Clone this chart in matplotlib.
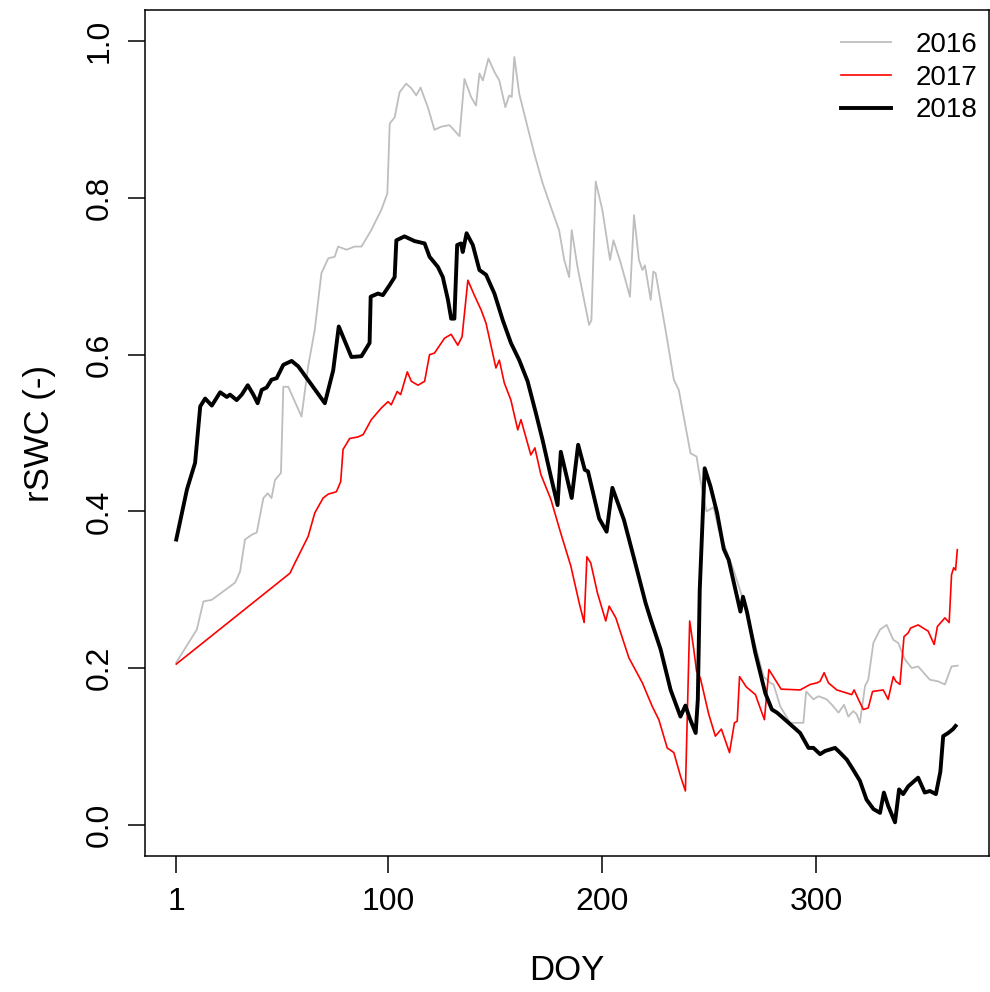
import numpy as np
import matplotlib
matplotlib.use("Agg")
import matplotlib.pyplot as plt

plt.rcParams['font.family'] = ['Liberation Sans', 'DejaVu Sans']

# 2016 (grey)
doy_2016 = [1, 10.6, 13.7, 17.6, 28.5, 30.8, 33.1, 36.2, 38.6, 41.7, 43.7, 45.5, 47.1, 49.9,
            51.0, 53.3, 59.5, 62.6, 65.7, 68.8, 72, 75, 76.6, 80.5, 84.3, 87.5, 92.1, 93.7,
            96.8, 99.6, 100.7, 103, 105.3, 108.4, 110.8, 113.1, 115.1, 118.5, 121.6, 124.7,
            128.6, 133.3, 135.6, 138.7, 141, 142.6, 144.2, 146.8, 149.6, 151.9, 154.7, 156.5,
            157.7, 158.9, 161.2, 164.3, 168.2, 172.1, 175.9, 179.8, 182.2, 184.5, 185.7, 188.4,
            193.8, 194.9, 196.9, 200, 203.6, 205.2, 208.6, 212.9, 214.8, 217.1, 218.7, 219.9,
            222.6, 223.8, 224.9, 229.5, 233.4, 235.7, 241.2, 244, 245.8, 248.6, 252, 254.4,
            257.5, 261.3, 266, 270.7, 275.3, 278.4, 280, 283.1, 287.7, 293.9, 295.2, 298.6,
            301, 304.8, 307.9, 310.3, 312.9, 314.9, 317.2, 318.8, 320.3, 322.7, 324.2, 326.6,
            329.7, 332.8, 335.9, 338.2, 341.3, 344.5, 347.5, 353, 356.8, 360, 363.1, 366]
swc_2016 = [0.207, 0.249, 0.285, 0.287, 0.309, 0.323, 0.364, 0.370, 0.373, 0.417, 0.423, 0.417,
            0.440, 0.449, 0.559, 0.559, 0.521, 0.585, 0.632, 0.704, 0.723, 0.725, 0.738, 0.734,
            0.738, 0.738, 0.759, 0.768, 0.785, 0.806, 0.895, 0.903, 0.935, 0.946, 0.940, 0.931,
            0.941, 0.916, 0.887, 0.891, 0.893, 0.879, 0.952, 0.929, 0.918, 0.959, 0.950, 0.978,
            0.961, 0.950, 0.916, 0.931, 0.929, 0.980, 0.933, 0.899, 0.857, 0.819, 0.789, 0.759,
            0.721, 0.699, 0.759, 0.712, 0.638, 0.644, 0.821, 0.785, 0.721, 0.746, 0.717, 0.674,
            0.778, 0.721, 0.708, 0.714, 0.670, 0.706, 0.704, 0.632, 0.568, 0.555, 0.474, 0.470,
            0.440, 0.400, 0.405, 0.376, 0.353, 0.325, 0.285, 0.236, 0.189, 0.181, 0.179, 0.151,
            0.130, 0.130, 0.170, 0.160, 0.164, 0.160, 0.151, 0.143, 0.153, 0.138, 0.145, 0.141,
            0.130, 0.177, 0.185, 0.232, 0.249, 0.255, 0.236, 0.232, 0.211, 0.200, 0.202, 0.185,
            0.183, 0.179, 0.202, 0.203]

# 2017 (red)
doy_2017 = [1, 54.1, 56.4, 62.6, 65.7, 69.6, 72, 75.8, 77.8, 78.9, 82, 85.9, 88.3, 92.1, 96.8,
            99.9, 101.4, 104.2, 105.8, 108.9, 110.8, 113.9, 117, 119.3, 121.6, 126.3, 129.4,
            132.5, 134.5, 137.2, 140.2, 143.4, 145.7, 150.3, 151.9, 154.2, 157.3, 160.5, 162,
            166.6, 168.5, 171.3, 176, 180.6, 185.3, 189.2, 191.5, 192.8, 194.6, 197.7, 201.6,
            203.2, 206.3, 212.4, 218.7, 223.3, 226.4, 230.3, 233.4, 236.5, 238.8, 240.8, 242.7,
            244, 245.8, 249.7, 252.8, 255.6, 259.4, 261.7, 263, 264.1, 267.2, 271.5, 275.7,
            277.8, 283.5, 292.4, 297.1, 300.2, 301.7, 303.6, 305.6, 309.5, 314.2, 316.5, 317.6,
            319.6, 321.9, 324.2, 326.2, 331.2, 333.5, 335.9, 337.1, 339, 340.9, 342.9, 344,
            347.5, 352.2, 355, 356.5, 360, 362, 363.1, 364.1, 365, 365.8]
swc_2017 = [0.205, 0.321, 0.334, 0.368, 0.398, 0.417, 0.422, 0.425, 0.438, 0.479, 0.493, 0.495,
            0.498, 0.517, 0.532, 0.540, 0.536, 0.553, 0.549, 0.578, 0.566, 0.561, 0.566, 0.600,
            0.602, 0.621, 0.626, 0.612, 0.623, 0.695, 0.676, 0.657, 0.640, 0.583, 0.593, 0.564,
            0.542, 0.504, 0.517, 0.472, 0.481, 0.447, 0.415, 0.372, 0.330, 0.283, 0.258, 0.342,
            0.334, 0.296, 0.260, 0.279, 0.264, 0.213, 0.181, 0.151, 0.134, 0.098, 0.092, 0.062,
            0.043, 0.260, 0.224, 0.196, 0.187, 0.141, 0.113, 0.122, 0.092, 0.130, 0.132, 0.189,
            0.176, 0.166, 0.134, 0.198, 0.173, 0.172, 0.179, 0.181, 0.183, 0.194, 0.181, 0.172,
            0.168, 0.166, 0.172, 0.160, 0.147, 0.149, 0.170, 0.172, 0.160, 0.189, 0.183, 0.179,
            0.240, 0.245, 0.251, 0.255, 0.247, 0.230, 0.253, 0.264, 0.258, 0.319, 0.328, 0.325,
            0.351]

# 2018 (black)
doy_2018 = [1, 6, 9.8, 12.2, 14.5, 17.6, 21.5, 24.6, 26.1, 29.2, 31.6, 34.4, 37, 39, 40.9, 43.2,
            45.5, 47.9, 51, 54.9, 58, 70.4, 74.3, 76.9, 82.8, 87.5, 91.3, 91.8, 95.2, 97.5,
            100.7, 103, 103.8, 107.6, 112.3, 117, 119.3, 123.2, 125.5, 127.9, 129.4, 130.9,
            132.2, 134, 134.8, 136.6, 139.5, 142.6, 145.7, 149.6, 153.5, 157.3, 161.2, 165.1,
            169, 172.1, 176, 179.1, 180.6, 185.7, 188.7, 191.8, 193.3, 198.5, 202, 204.7, 210.1,
            214.8, 220.2, 222.6, 227.2, 231.9, 236.5, 238.8, 240.8, 243.6, 244.6, 245.5, 247.8,
            250.5, 253.6, 256.7, 259, 264.5, 265.7, 267.6, 271.4, 276.1, 279.2, 281.6, 286.2,
            292.4, 296.3, 298.6, 301.7, 304, 308.7, 311, 314.2, 317.2, 320.3, 323.4, 326.6,
            329.7, 331.5, 333.5, 336.7, 338.6, 340.5, 342.9, 347.5, 350.6, 353, 355.8, 357.9,
            359.2, 361.5, 363.8, 365]
swc_2018 = [0.364, 0.428, 0.462, 0.534, 0.544, 0.535, 0.552, 0.546, 0.549, 0.542, 0.549, 0.561,
            0.549, 0.538, 0.555, 0.558, 0.568, 0.570, 0.587, 0.592, 0.585, 0.538, 0.580, 0.636,
            0.597, 0.598, 0.615, 0.674, 0.678, 0.676, 0.689, 0.699, 0.746, 0.751, 0.745, 0.742,
            0.725, 0.712, 0.699, 0.670, 0.646, 0.646, 0.740, 0.742, 0.731, 0.755, 0.740, 0.708,
            0.702, 0.678, 0.644, 0.615, 0.593, 0.566, 0.525, 0.491, 0.444, 0.408, 0.476, 0.417,
            0.485, 0.453, 0.451, 0.391, 0.374, 0.430, 0.389, 0.340, 0.283, 0.262, 0.224, 0.172,
            0.138, 0.152, 0.136, 0.117, 0.160, 0.300, 0.455, 0.432, 0.398, 0.352, 0.338, 0.272,
            0.291, 0.271, 0.220, 0.168, 0.147, 0.143, 0.132, 0.117, 0.098, 0.098, 0.090, 0.094,
            0.098, 0.092, 0.083, 0.070, 0.056, 0.032, 0.020, 0.015, 0.041, 0.024, 0.003, 0.045,
            0.039, 0.049, 0.060, 0.041, 0.043, 0.039, 0.068, 0.113, 0.117, 0.122, 0.126]

x_ticks = [1, 100, 200, 300]
y_ticks = [0.0, 0.2, 0.4, 0.6, 0.8, 1.0]

fig = plt.figure(figsize=(9.9, 9.92), dpi=100)
ax = fig.add_axes([145 / 990, 136 / 992, 844 / 990, 846 / 992])

ax.plot(doy_2016, swc_2016, color='#BEBEBE', lw=1.3, label='2016')
ax.plot(doy_2017, swc_2017, color='#FF0000', lw=1.2, label='2017')
ax.plot(doy_2018, swc_2018, color='black', lw=2.8, label='2018')

ax.set_xlim(1 - 365 * 0.04, 366 + 365 * 0.04)
ax.set_ylim(-0.04, 1.04)
ax.set_xticks(x_ticks)
ax.set_xticklabels([str(t) for t in x_ticks])
ax.set_yticks(y_ticks)
ax.set_yticklabels(["%.1f" % t for t in y_ticks], rotation=90, va='center')
ax.tick_params(length=12, width=1.1, pad=10, labelsize=23, color='black')
for s in ax.spines.values():
    s.set_linewidth(1.1)

ax.set_xlabel("DOY", fontsize=25, va='center')
ax.xaxis.set_label_coords(0.5, (856 - 970) / 846)
ax.set_ylabel("rSWC (-)", fontsize=25, va='center')
ax.yaxis.set_label_coords((40 - 145) / 844, 0.5)

ax.legend(loc='upper right', bbox_to_anchor=(1.0, 1 - 11 / 846), frameon=False,
          fontsize=20, handlelength=1.8, handletextpad=0.9, labelspacing=0.24,
          borderaxespad=0.0)

plt.savefig("out.png", dpi=100)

+ + + + + + +

# Work instructions
Pictures stay out. Repeat only the lines from the beginning of the data through the line that has "plt.rcParams['font.family'] = ['Liberation".

# Response below
Clone this chart in matplotlib.
import numpy as np
import matplotlib
matplotlib.use("Agg")
import matplotlib.pyplot as plt

plt.rcParams['font.family'] = ['Liberation Sans', 'DejaVu Sans']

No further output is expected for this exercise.